Re: ECPG failure on BF member Vaquita (Windows Vista)

From
"Mark Wong"
Date:
On 4/26/07, Michael Meskes <meskes@postgresql.org> wrote:
> On Wed, Apr 25, 2007 at 04:38:30PM -0400, Tom Lane wrote:
> > My recommendation is to get rid of the APREF hack, deal only in
> > va_list not &va_list, and inline ECPGget_variable into the two
> > places it's used to avoid the question of passing va_lists around
> > after they've been modified.  The routine's not that big (especially
> > seeing that only half of it is actually shared by the two callers)
> > and it's just not worth the notational effort, let alone any portability
> > risks, to factor it out.
>
> Having spend countless hours debugging this stuff I fully agree with
> you. It's not just ECPGget_variable though. I also had to inline
> create_statement. This is only called once, so no big deal, but the
> calling function gets bigger by quite a margin that way. It was
> definitely easier to read with these functions, but again all this
> hassle isn't worth it.
>
> Attached you'll find a patch that should inline both functions and
> remove the APREF stuff. This successfully runs the regression suite on
> my Linux box. Please test it on those archs that needed special
> treatment before I commit.

I applied it to REL8_2_STABLE/pgsql and ran 'run_build.pl --test
--keepall REL8_2_STABLE'.  Looks like it passed everything for me. :)

Regards,
Mark


Re: ECPG failure on BF member Vaquita (Windows Vista)

From
Tom Lane
Date:
Michael Meskes <meskes@postgresql.org> writes:
> Having spend countless hours debugging this stuff I fully agree with
> you. It's not just ECPGget_variable though. I also had to inline
> create_statement.

AFAICS you do not need to inline create_statement.  The risk factor
is where you call a routine that does something with a va_list, and
then you want to do something else (other than va_end) with that va_list
after it returns.  The one use of create_statement doesn't do that,
hence no problem.  (We know this works, because stringinfo.c does it.)
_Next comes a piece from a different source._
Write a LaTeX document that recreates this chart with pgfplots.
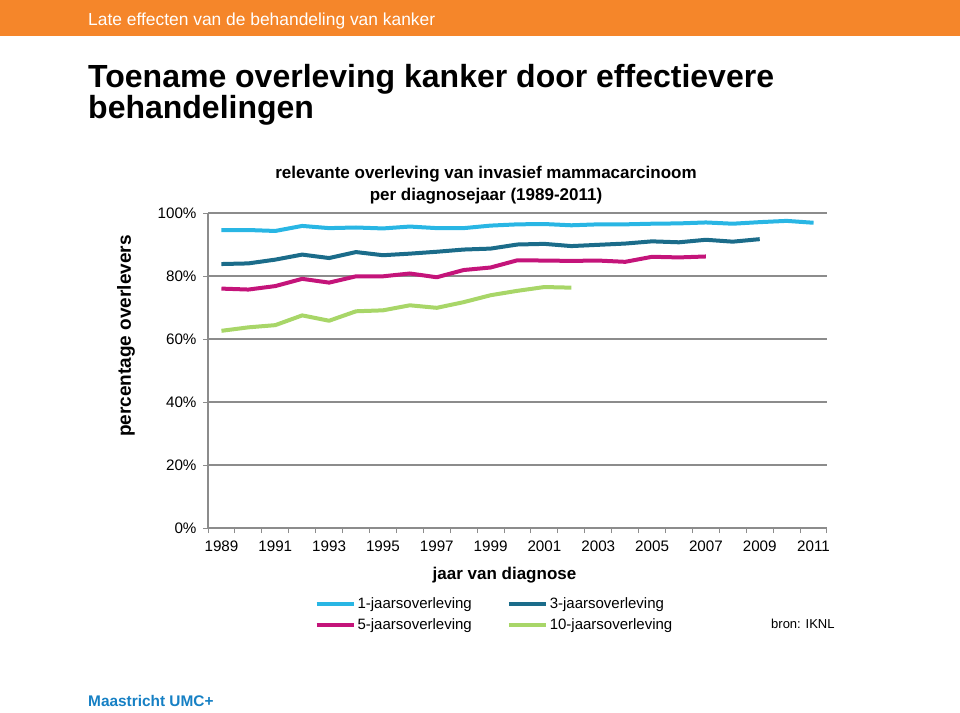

BTW, I think there is a small bug there: you fail to call va_end() in the
failure path.  I'm not sure if there are any modern machines where
va_end() isn't a no-op, but nonetheless the code isn't meeting the spec.
        regards, tom lane


Re: ECPG failure on BF member Vaquita (Windows Vista)

From
Michael Meskes
Date:
On Thu, Apr 26, 2007 at 01:35:42PM -0400, Tom Lane wrote:
> AFAICS you do not need to inline create_statement.  The risk factor
> is where you call a routine that does something with a va_list, and
> then you want to do something else (other than va_end) with that va_list
> after it returns.  The one use of create_statement doesn't do that,
> hence no problem.  (We know this works, because stringinfo.c does it.)

Given all the problems I had so far with this code I'd prefer to keep it
inlined. :-)

> BTW, I think there is a small bug there: you fail to call va_end() in the
> failure path.  I'm not sure if there are any modern machines where
> va_end() isn't a no-op, but nonetheless the code isn't meeting the spec.

Fixed. Thanks.

Michael

-- 
Michael Meskes
Email: Michael at Fam-Meskes dot De, Michael at Meskes dot (De|Com|Net|Org)
ICQ: 179140304, AIM/Yahoo: michaelmeskes, Jabber: meskes@jabber.org
Go SF 49ers! Go Rhein Fire! Use Debian GNU/Linux! Use PostgreSQL!


Re: ECPG failure on BF member Vaquita (Windows Vista)

From
Michael Meskes
Date:
On Thu, Apr 26, 2007 at 10:29:47AM -0700, Mark Wong wrote:
> I applied it to REL8_2_STABLE/pgsql and ran 'run_build.pl --test
> --keepall REL8_2_STABLE'.  Looks like it passed everything for me. :)

Thanks for this test. I just committed the changes to CVS.

Michael
-- 
Michael Meskes
Email: Michael at Fam-Meskes dot De, Michael at Meskes dot (De|Com|Net|Org)
ICQ: 179140304, AIM/Yahoo: michaelmeskes, Jabber: meskes@jabber.org
Go SF 49ers! Go Rhein Fire! Use Debian GNU/Linux! Use PostgreSQL!